钱孔籍拜访郑家的次数多了起来,虽然是为了郑婉宁,但他不动声色地掩盖了自己的真实目的。府中几乎所有人都十分羡慕他对郑婉茹的深情,就连钱孔籍本人都差点信了,但有一个人例外。
不知是因为她刚融入这个家,还是她本就对虚伪反感,郑婉宁只从姐姐那儿看到了真诚。对于其余人的想法她不在意,府中真正关心她的人只有姐姐,那她也要好好保护姐姐不受伤害。
“婉宁妹妹。”郑婉宁在回房的路上遇上了登门的钱孔籍,他失礼地将人拦下,熟稔亲昵地呼喊她的名字。
“钱公子,我们不熟,请称呼我郑二小姐。”郑婉宁第一次正面看他,从他的眼中她看出了志在必得的欲望,她皱了皱眉并不准备多聊。
“郑二小姐,在下有事想要请教你,不知可否方便移步?”钱孔籍对自己的脸和气质很有自信,他尽力展示自己最迷人的一面,盛情邀请淑女一叙。
“不方便,我没有什么可以教你的。还有,这儿是内院,外男还是不要踏足的好,免得坏了你君子的名声。”郑婉宁完全不给面子,况且也不需要给,钱孔籍无耻地纠缠她是何心思二人都心知肚明。
“你如此疏远我,可是因为我哪里惹你不开心了?”钱孔籍凑上前将人抵在门口,几乎撒娇地控诉着。
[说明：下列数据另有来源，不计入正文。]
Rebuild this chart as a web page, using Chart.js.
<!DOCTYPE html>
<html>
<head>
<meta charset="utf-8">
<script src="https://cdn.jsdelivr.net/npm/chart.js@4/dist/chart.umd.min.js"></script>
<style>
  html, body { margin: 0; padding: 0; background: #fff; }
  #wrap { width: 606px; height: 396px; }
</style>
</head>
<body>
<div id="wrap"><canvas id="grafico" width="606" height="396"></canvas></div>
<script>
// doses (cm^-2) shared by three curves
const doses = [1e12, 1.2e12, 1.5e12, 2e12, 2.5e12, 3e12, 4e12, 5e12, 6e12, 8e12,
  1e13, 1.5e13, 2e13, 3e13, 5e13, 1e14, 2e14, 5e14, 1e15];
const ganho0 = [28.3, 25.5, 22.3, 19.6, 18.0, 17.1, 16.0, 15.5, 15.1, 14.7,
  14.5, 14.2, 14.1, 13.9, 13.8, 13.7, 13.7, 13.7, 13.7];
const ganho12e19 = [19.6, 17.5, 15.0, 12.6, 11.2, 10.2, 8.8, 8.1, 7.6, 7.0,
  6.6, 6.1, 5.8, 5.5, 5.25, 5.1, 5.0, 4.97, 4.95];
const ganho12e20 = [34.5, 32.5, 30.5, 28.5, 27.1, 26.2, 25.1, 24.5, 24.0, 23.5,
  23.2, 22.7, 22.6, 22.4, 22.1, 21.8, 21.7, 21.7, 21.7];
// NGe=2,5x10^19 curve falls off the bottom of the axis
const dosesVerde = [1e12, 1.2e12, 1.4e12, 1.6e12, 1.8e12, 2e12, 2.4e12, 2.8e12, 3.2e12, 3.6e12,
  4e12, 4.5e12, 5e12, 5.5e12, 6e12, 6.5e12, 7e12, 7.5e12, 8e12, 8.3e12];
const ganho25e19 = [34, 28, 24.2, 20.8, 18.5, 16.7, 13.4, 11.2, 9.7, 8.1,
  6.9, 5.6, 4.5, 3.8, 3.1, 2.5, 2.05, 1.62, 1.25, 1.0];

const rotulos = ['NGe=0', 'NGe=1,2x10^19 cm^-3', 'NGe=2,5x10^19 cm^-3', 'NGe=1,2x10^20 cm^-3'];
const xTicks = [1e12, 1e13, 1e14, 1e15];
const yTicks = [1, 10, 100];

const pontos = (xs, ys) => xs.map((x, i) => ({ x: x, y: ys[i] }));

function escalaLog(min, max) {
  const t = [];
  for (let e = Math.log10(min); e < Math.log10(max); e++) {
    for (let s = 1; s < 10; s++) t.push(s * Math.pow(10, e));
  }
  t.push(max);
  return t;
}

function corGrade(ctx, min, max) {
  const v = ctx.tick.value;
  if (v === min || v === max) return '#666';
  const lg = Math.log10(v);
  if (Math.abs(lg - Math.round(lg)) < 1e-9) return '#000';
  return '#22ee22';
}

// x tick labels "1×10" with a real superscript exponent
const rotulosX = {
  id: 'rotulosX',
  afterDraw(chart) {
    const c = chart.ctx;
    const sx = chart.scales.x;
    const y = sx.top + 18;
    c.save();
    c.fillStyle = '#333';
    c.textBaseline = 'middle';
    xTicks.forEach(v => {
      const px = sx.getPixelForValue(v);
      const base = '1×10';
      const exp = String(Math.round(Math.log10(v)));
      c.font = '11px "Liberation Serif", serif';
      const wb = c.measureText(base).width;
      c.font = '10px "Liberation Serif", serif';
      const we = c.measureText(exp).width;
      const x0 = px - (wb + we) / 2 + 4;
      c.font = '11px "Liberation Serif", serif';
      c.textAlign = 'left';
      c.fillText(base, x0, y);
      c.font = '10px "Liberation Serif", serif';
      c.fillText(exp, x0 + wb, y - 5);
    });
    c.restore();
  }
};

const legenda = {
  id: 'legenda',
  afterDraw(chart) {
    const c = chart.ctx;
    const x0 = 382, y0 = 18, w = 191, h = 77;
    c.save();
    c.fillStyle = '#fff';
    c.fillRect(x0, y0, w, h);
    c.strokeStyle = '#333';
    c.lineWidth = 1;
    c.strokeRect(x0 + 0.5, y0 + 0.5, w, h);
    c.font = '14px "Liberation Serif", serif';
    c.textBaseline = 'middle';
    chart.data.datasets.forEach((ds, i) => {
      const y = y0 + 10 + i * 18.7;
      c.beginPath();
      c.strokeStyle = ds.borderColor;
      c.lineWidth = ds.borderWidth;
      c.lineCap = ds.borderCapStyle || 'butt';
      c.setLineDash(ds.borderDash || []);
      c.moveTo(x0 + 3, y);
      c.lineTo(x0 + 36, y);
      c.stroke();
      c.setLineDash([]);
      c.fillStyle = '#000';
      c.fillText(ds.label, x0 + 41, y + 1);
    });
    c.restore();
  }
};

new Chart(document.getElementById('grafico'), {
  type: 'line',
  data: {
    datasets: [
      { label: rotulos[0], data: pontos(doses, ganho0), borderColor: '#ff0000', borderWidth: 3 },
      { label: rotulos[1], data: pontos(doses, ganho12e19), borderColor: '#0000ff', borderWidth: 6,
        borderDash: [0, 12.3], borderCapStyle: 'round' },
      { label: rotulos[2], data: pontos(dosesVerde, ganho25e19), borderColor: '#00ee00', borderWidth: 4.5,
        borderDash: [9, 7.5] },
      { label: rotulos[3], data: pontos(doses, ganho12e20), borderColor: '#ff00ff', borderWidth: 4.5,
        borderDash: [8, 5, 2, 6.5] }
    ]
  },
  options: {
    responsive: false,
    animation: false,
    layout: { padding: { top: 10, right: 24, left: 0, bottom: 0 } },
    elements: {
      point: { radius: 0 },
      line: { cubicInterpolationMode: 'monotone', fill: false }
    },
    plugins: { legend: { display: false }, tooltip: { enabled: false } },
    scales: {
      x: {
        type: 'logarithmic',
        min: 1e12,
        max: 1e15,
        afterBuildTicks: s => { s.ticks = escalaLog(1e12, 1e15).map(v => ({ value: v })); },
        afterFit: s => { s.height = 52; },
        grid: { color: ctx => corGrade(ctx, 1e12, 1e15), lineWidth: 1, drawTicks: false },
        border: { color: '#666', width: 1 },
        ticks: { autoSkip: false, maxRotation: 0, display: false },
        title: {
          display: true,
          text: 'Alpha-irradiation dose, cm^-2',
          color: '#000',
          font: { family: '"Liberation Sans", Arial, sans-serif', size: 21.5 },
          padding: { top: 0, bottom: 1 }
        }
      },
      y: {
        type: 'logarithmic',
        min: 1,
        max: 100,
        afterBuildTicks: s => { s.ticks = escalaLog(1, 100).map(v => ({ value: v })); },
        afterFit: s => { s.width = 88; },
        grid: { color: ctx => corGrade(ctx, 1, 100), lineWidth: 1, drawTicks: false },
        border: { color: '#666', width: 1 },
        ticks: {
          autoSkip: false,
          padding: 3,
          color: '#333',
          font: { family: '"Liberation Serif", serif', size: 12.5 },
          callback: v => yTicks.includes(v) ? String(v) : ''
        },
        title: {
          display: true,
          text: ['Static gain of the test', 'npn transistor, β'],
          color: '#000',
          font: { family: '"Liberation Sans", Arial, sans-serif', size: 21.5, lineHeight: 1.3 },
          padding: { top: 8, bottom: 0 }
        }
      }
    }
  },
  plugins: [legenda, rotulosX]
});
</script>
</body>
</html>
“我是你未来小姑子,你说我为何?不要随意发情,不然我不介意为民除害。”看着他一副受伤的表情,郑婉宁忍不住翻了个白眼,她本来就不是大家闺秀,自然不会什么端庄温柔。
抛下狠话,郑婉宁头也不回地去了后厨,回房是不可能的,谁知钱孔籍会做出什么。她并非毫无目的,姐姐和这样的人在一起很危险,她得想办法阻止。首先得保证自己的安全,辣椒粉是一种很方便的防狼手段。
即使被放狠话,钱孔籍依旧我行我素,他的眼神和行为更肆无忌惮,居然当着郑婉茹的面调戏她。郑婉茹并非第一次遇见这种事情了,她曾委婉地跟母亲说过,但钱佩然并不相信。
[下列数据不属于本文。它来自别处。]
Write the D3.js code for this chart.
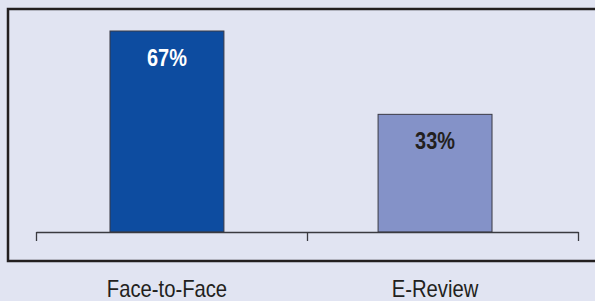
<!doctype html>
<html>
<head>
<meta charset="utf-8">
<style>
    body { margin: 0; background: #e1e4f2; }
    svg { display: block; }
    .lbl { font-family: "Liberation Sans", Arial, sans-serif; }
</style>
</head>
<body>
<script src="https://cdnjs.cloudflare.com/ajax/libs/d3/7.8.5/d3.min.js"></script>
<script>
var categories = ["Face-to-Face", "E-Review"];
var values = [67, 33];
var valueLabels = ["67%", "33%"];
var barColors = ["#0d4ca0", "#8492c8"];
var labelColors = ["#ffffff", "#231f20"];

var width = 595, height = 301;

var svg = d3.select("body").append("svg")
    .attr("width", width)
    .attr("height", height);

// outer frame (runs off the right side in the original)
svg.append("rect")
    .attr("x", 8).attr("y", 9)
    .attr("width", 620).attr("height", 252)
    .attr("fill", "none")
    .attr("stroke", "#231f20")
    .attr("stroke-width", 2.5);

// the original's baseline is not at zero, so the domain starts below it
var y = d3.scaleLinear()
    .domain([-15, 67])
    .range([232, 31]);

var x = d3.scaleBand()
    .domain(categories)
    .range([36, 566])
    .paddingInner(0.575)
    .paddingOuter(0.276);

var axisX = d3.scaleLinear().domain([0, categories.length]).range([36, 578]);

svg.selectAll(".bar")
    .data(values)
    .enter()
    .append("rect")
    .attr("class", "bar")
    .attr("x", function (d, i) { return x(categories[i]); })
    .attr("y", function (d) { return y(d); })
    .attr("width", x.bandwidth())
    .attr("height", function (d) { return y(-15) - y(d); })
    .attr("fill", function (d, i) { return barColors[i]; })
    .attr("stroke", "#3a3a44")
    .attr("stroke-width", 1);

// axis with ticks between categories
var axis = svg.append("g")
    .attr("transform", "translate(0," + y(-15) + ")")
    .call(d3.axisBottom(axisX)
        .tickValues(d3.range(categories.length + 1))
        .tickFormat("")
        .tickSizeInner(9)
        .tickSizeOuter(0));
axis.selectAll("path, line").attr("stroke", "#3a3a40").attr("stroke-width", 1.3);

// condensed look: squeeze the text horizontally
svg.selectAll(".val")
    .data(values)
    .enter()
    .append("text")
    .attr("class", "lbl")
    .attr("transform", function (d, i) {
        return "translate(" + (x(categories[i]) + x.bandwidth() / 2) + "," + (y(d) + 35) + ") scale(0.83,1)";
    })
    .attr("text-anchor", "middle")
    .style("font-size", "24px")
    .style("font-weight", "bold")
    .attr("fill", function (d, i) { return labelColors[i]; })
    .text(function (d, i) { return valueLabels[i]; });

svg.selectAll(".cat")
    .data(categories)
    .enter()
    .append("text")
    .attr("class", "lbl")
    .attr("transform", function (d) {
        return "translate(" + (x(d) + x.bandwidth() / 2) + ",297) scale(0.88,1)";
    })
    .attr("text-anchor", "middle")
    .style("font-size", "23px")
    .attr("fill", "#231f20")
    .text(function (d) { return d; });
</script>
</body>
</html>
钱孔籍总有各种理由解释自己的花心,善良单纯的郑婉茹总是很轻易就接受了。虽然心里不舒服,但母亲说他是个好人,郑婉茹也觉得或许是自己想多了。但这次不一样,只有妹妹她决不允许钱孔籍沾染,即使是误会她也不允许。
郑婉茹态度强硬地跟母亲表示要和钱孔籍退婚,钱佩然认为是郑婉宁勾引的钱孔籍,用一巴掌警告郑婉宁安分点,退婚被拒绝了。郑婉宁被赶到柴房关禁闭,郑婉茹被禁止与郑婉宁来往,她的悲惨生活才刚开始。
下人们都认为郑婉宁狼子野心,明明是个乡下丫头却痴心妄想要抢走温柔善良的大小姐的未婚夫,她虽是郑家的亲生女儿,但主母可不这么想。有了钱佩然的默认,下人们一个个都骑在她头上作威作福。
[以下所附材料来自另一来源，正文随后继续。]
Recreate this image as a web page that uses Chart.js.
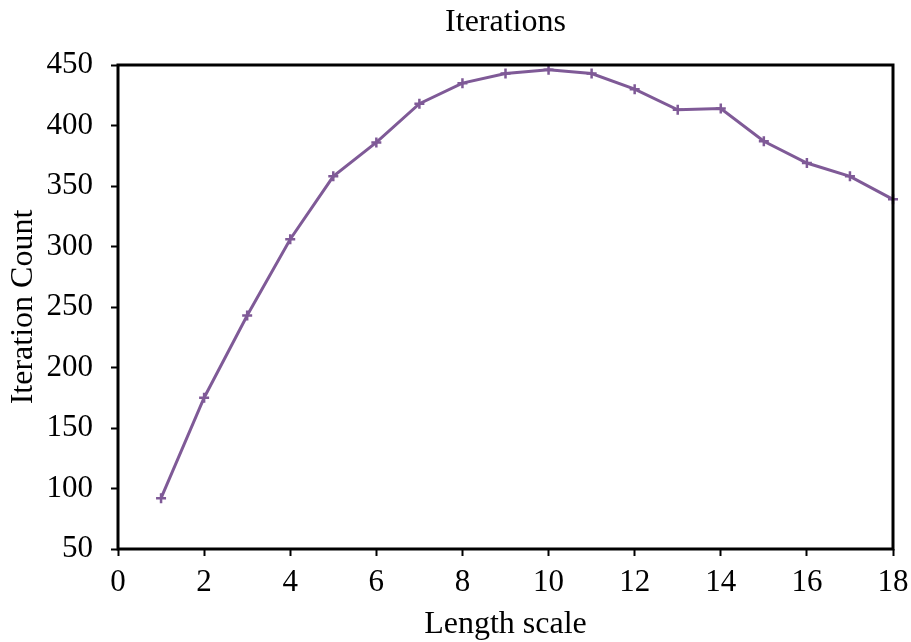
<!DOCTYPE html>
<html>
<head>
<meta charset="utf-8">
<script src="https://cdn.jsdelivr.net/npm/chart.js@4/dist/chart.umd.min.js"></script>
<style>
    html, body { margin: 0; padding: 0; background: #fff; }
    #wrap { width: 911px; height: 642px; }
</style>
</head>
<body>
<div id="wrap"><canvas id="IterationsChartjs"></canvas></div>
<script>
const lengthScale = [1, 2, 3, 4, 5, 6, 7, 8, 9, 10, 11, 12, 13, 14, 15, 16, 17, 18];
const iterationCount = [92, 175, 243, 306, 358, 386, 418, 435, 443, 446, 443, 430, 413, 414, 387, 369, 358, 339];
const xTicks = [0, 2, 4, 6, 8, 10, 12, 14, 16, 18];
const yTicks = [50, 100, 150, 200, 250, 300, 350, 400, 450];

const IterationsChart = document.getElementById('IterationsChartjs').getContext('2d');

// black frame round the plot area
const frameBox = {
    id: 'frameBox',
    afterDatasetsDraw(chart) {
        const { ctx, chartArea } = chart;
        ctx.save();
        ctx.strokeStyle = '#000';
        ctx.lineWidth = 3;
        ctx.strokeRect(chartArea.left, chartArea.top, chartArea.right - chartArea.left, chartArea.bottom - chartArea.top);
        ctx.restore();
    }
};

const tickFont = { family: 'Liberation Serif', size: 31, weight: 'normal' };
const titleFont = { family: 'Liberation Serif', size: 32, weight: 'normal' };

new Chart(IterationsChart, {
    type: 'line',
    data: {
        datasets: [{
            label: 'Iterations',
            data: lengthScale.map((x, i) => ({ x: x, y: iterationCount[i] })),
            borderColor: '#7f5a97',
            backgroundColor: '#7f5a97',
            borderWidth: 3,
            pointStyle: 'cross',
            pointRadius: 5,
            pointBorderWidth: 2.5,
            tension: 0,
            clip: false
        }]
    },
    options: {
        responsive: true,
        maintainAspectRatio: false,
        animation: false,
        layout: { padding: { left: 0, right: 18, top: 0, bottom: 0 } },
        plugins: {
            legend: { display: false },
            tooltip: { enabled: false },
            title: {
                display: true,
                text: 'Iterations',
                fullSize: false,
                color: '#000',
                font: titleFont,
                padding: { top: 3, bottom: 23.6 }
            }
        },
        scales: {
            x: {
                type: 'linear',
                min: 0,
                max: 18,
                afterBuildTicks: s => { s.ticks = xTicks.map(v => ({ value: v })); },
                afterFit: s => {
                    s.height = 93;
                    // the outer layout padding leaves room for the end labels
                    s.paddingLeft = 0;
                    s.paddingRight = 0;
                },
                border: { display: false },
                grid: { drawOnChartArea: false, drawTicks: true, tickLength: 7, tickWidth: 2, tickColor: '#000' },
                ticks: { color: '#000', font: tickFont, padding: 8, maxRotation: 0 },
                title: { display: true, text: 'Length scale', color: '#000', font: titleFont, padding: { top: 0, bottom: -2 } }
            },
            y: {
                type: 'linear',
                min: 50,
                max: 450,
                afterBuildTicks: s => { s.ticks = yTicks.map(v => ({ value: v })); },
                afterFit: s => { s.width = 118; },
                border: { display: false },
                grid: { drawOnChartArea: false, drawTicks: true, tickLength: 7, tickWidth: 2, tickColor: '#000' },
                ticks: { color: '#000', font: tickFont, padding: 18 },
                title: { display: true, text: 'Iteration Count', color: '#000', font: titleFont, padding: { top: 4, bottom: 0 } }
            }
        }
    },
    plugins: [frameBox]
});
</script>
</body>
</html>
在关禁闭的七日里给她吃馊饭,拿粪水泼她,往柴房里放老鼠和蛇……以郑婉宁的性子她不会任由他人欺负,可她一人怎么斗得过府中所有的下人,夜以继日的屈辱和折磨让她的傲气被磨得一干二净。
在暗无天日的牢房里,郑婉宁挨饿受冻、伤痕累累晕了过去,醒来时却发现有个男人在她身上动手动脚。她猛然反应过来欲挣脱束缚,可她饿得浑身酸软无力,根本推不开身上的人。钱孔籍真的为达目的不择手段,竟然趁众人睡着时潜入柴房。
郑婉宁张口就狠狠咬在钱孔籍的肩膀上,在对方松懈的瞬间使劲踹了他一脚,钱孔籍没躲过撞到了身后的桌子。他捂着后腰恶狠狠地扑向郑婉宁,一上来就给了她两巴掌,接着死死掐着她的脖子。
被打得发蒙的郑婉宁在感觉窒息的同时,身上传来的冰凉感让她意识到,再不做点什么就会被钱孔籍得逞。她奋力伸出手从腰间取下荷包,将绳索松了松一把扔到钱孔籍脸上,在对方眼睛辣得睁不开时找到机会夺门而出。
柴房的动静并不小,但因为距离远,熟睡的人并未听到什么,除了一个巡夜的小厮。柴房的骚动很快引来了钱佩然等人,刚过来就与衣衫不整的郑婉宁撞上,身后跟着双眼红肿惨叫的钱孔籍。
“来人啊!二小姐她引诱不成要害我!”话刚说完就被小厮带下去治疗了,钱孔籍这话无疑给郑婉宁定了罪。
温文尔雅的未来姑爷和曾意图勾引姑爷的二小姐,府里的人除了郑婉茹都会选择相信钱孔籍,更何况在他们看来,钱孔籍看上郑婉宁一事是不可能发生的,谁都会喜欢温柔善良的大小姐。
郑婉宁被关在祠堂受了一晚的家法,执鞭者是钱佩然,不论郑婉宁怎么解释怎么求饶,钱佩然都未有丝毫动摇。若不是三娘证明她确实是她亲生的,郑婉宁怎么都不会相信钱佩然是她亲生母亲。